Telegraph Hill, looking towards the Golden Gate

Later that night we take the yellow-line to SFO. It amazes me that we were here only a day ago and in much more of a rush than we are now. Security is lazy and it's nearly 8PM. We eat a bit in the airport and grab a cup of coffee.

Transferring again at ATL we take the final leg home and arrive at 8:30AM. I barely slept on the flight home, so effectively I've slept only for 8 hours in the past 72 hours. The exhaustion is a little too much for me to even do trivial things on a Tuesday so I call in sick to my work, sending a note to my manager who is interestingly only a car-ride south of the city I left just 6 hours ago.

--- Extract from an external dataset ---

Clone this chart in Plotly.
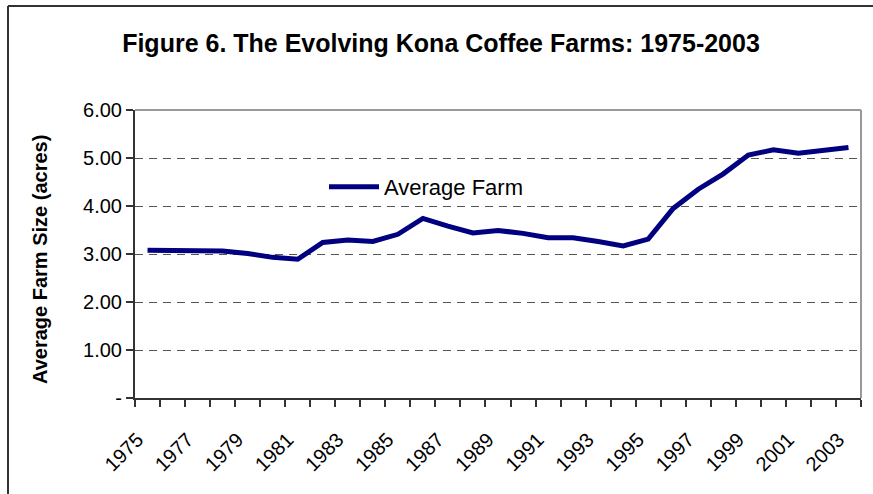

I leave my suitcase by the door, lock the apartment behind me, resume the air-conditioning and fold myself into the thick blankets on the bed. I sleep for 15 hours, eat a bite of Panera that my fiancé's picked up on his way home (he worked 4P — 8P) and resume sleeping through the night only to finally leave the bed Wednesday morning.

When I woke up that Wednesday morning I felt far, far better than I had the day before. As a matter of fact, I hadn't had such an abnormal sleep schedule since the week before.

I know that it will all be okay in the end. It's only a light change of plans after all.